--- START ---

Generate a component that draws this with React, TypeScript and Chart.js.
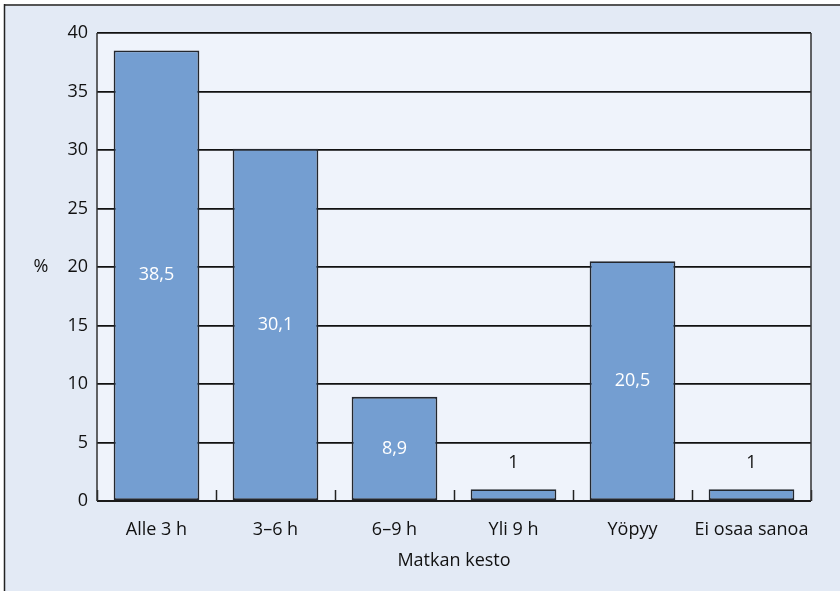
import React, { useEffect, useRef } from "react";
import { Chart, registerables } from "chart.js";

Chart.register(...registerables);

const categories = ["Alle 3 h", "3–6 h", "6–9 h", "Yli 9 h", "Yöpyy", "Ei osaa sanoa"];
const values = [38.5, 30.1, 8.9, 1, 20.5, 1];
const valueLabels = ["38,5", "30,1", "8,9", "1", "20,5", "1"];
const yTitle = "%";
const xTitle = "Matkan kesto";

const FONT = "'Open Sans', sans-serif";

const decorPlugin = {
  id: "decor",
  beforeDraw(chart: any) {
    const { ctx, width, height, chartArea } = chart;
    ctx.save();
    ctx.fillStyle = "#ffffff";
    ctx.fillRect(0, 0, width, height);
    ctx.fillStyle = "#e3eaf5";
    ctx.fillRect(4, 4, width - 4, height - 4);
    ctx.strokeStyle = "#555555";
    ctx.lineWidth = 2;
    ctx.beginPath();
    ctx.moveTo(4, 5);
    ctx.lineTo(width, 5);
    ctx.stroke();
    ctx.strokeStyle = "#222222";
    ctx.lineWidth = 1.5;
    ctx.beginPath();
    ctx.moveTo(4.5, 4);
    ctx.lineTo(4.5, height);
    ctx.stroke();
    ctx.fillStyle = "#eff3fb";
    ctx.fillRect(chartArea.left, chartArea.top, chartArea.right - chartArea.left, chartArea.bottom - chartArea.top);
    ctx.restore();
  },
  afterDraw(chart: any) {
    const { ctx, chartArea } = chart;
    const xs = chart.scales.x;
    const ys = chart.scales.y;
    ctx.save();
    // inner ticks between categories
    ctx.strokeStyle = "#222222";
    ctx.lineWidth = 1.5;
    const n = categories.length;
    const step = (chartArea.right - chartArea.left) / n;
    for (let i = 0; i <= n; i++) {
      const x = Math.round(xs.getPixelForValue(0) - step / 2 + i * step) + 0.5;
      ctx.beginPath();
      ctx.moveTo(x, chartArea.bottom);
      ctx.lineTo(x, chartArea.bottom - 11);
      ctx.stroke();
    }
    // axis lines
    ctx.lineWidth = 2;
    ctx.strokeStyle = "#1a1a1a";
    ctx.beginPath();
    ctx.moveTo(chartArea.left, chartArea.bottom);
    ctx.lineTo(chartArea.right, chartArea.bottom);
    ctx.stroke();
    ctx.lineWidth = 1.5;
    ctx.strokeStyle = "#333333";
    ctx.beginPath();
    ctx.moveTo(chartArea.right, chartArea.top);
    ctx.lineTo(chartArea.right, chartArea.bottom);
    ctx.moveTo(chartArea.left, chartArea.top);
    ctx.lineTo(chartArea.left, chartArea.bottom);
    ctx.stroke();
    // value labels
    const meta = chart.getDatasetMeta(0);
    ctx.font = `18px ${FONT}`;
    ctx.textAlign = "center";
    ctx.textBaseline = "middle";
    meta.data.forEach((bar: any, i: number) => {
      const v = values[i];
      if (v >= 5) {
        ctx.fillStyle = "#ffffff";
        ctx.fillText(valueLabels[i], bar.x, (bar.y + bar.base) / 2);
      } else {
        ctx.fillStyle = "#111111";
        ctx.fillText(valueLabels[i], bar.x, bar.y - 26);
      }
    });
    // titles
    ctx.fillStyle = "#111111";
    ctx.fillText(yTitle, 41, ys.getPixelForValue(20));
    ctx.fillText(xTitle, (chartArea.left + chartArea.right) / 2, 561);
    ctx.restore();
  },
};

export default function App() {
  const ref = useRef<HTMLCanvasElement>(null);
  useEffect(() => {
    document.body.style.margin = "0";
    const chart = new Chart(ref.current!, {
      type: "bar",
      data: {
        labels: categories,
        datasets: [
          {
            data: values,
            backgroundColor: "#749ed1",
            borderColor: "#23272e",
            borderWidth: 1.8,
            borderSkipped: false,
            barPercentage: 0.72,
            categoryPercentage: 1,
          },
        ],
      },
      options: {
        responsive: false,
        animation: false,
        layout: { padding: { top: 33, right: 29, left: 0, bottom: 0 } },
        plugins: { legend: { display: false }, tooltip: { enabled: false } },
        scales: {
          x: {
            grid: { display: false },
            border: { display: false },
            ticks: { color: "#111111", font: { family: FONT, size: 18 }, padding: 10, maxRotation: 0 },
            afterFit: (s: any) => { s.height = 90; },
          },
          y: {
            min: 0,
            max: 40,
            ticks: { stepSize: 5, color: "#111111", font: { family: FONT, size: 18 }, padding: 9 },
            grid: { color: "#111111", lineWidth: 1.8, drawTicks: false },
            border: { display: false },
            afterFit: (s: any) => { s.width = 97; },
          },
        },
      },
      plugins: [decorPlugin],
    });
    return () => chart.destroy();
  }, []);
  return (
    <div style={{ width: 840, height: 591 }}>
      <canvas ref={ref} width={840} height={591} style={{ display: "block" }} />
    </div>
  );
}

--- END ---
--- START ---

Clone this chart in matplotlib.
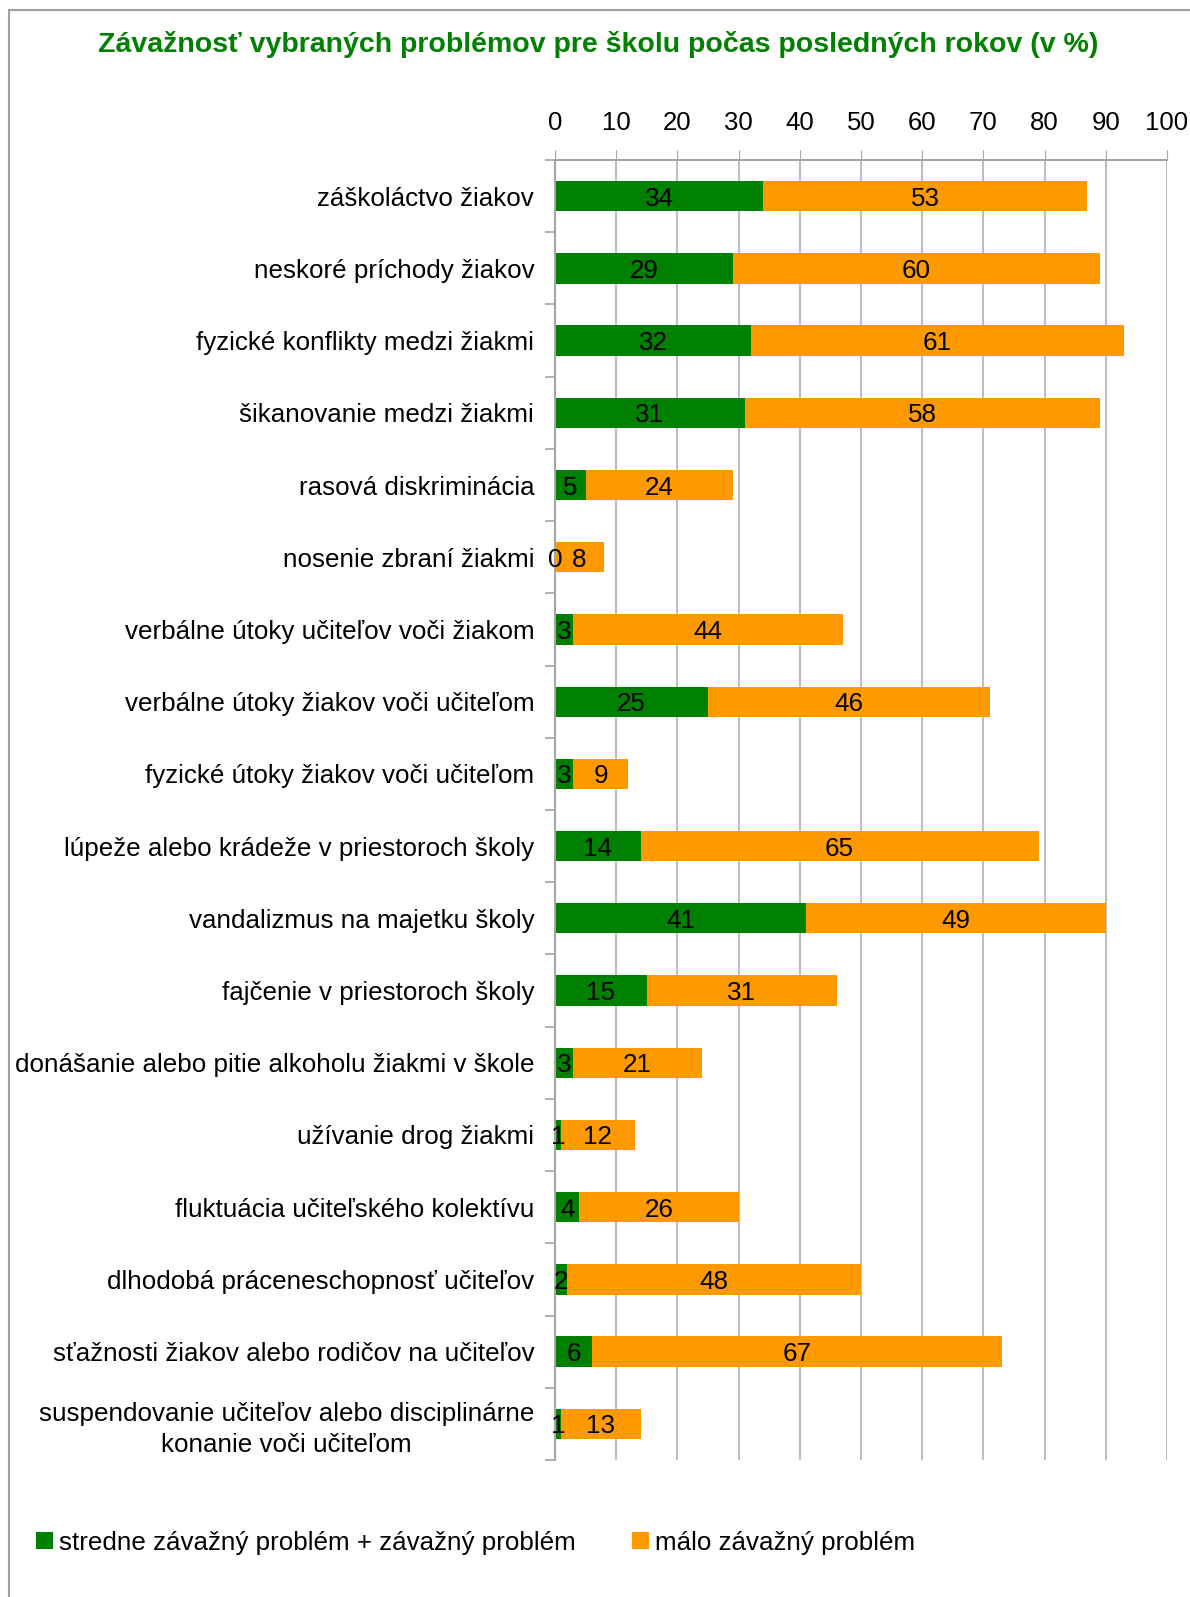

--- END ---

What is required
Copy each line of the records above that carries the word "React".

The result
Generate a component that draws this with React, TypeScript and Chart.js.
import React, { useEffect, useRef } from "react";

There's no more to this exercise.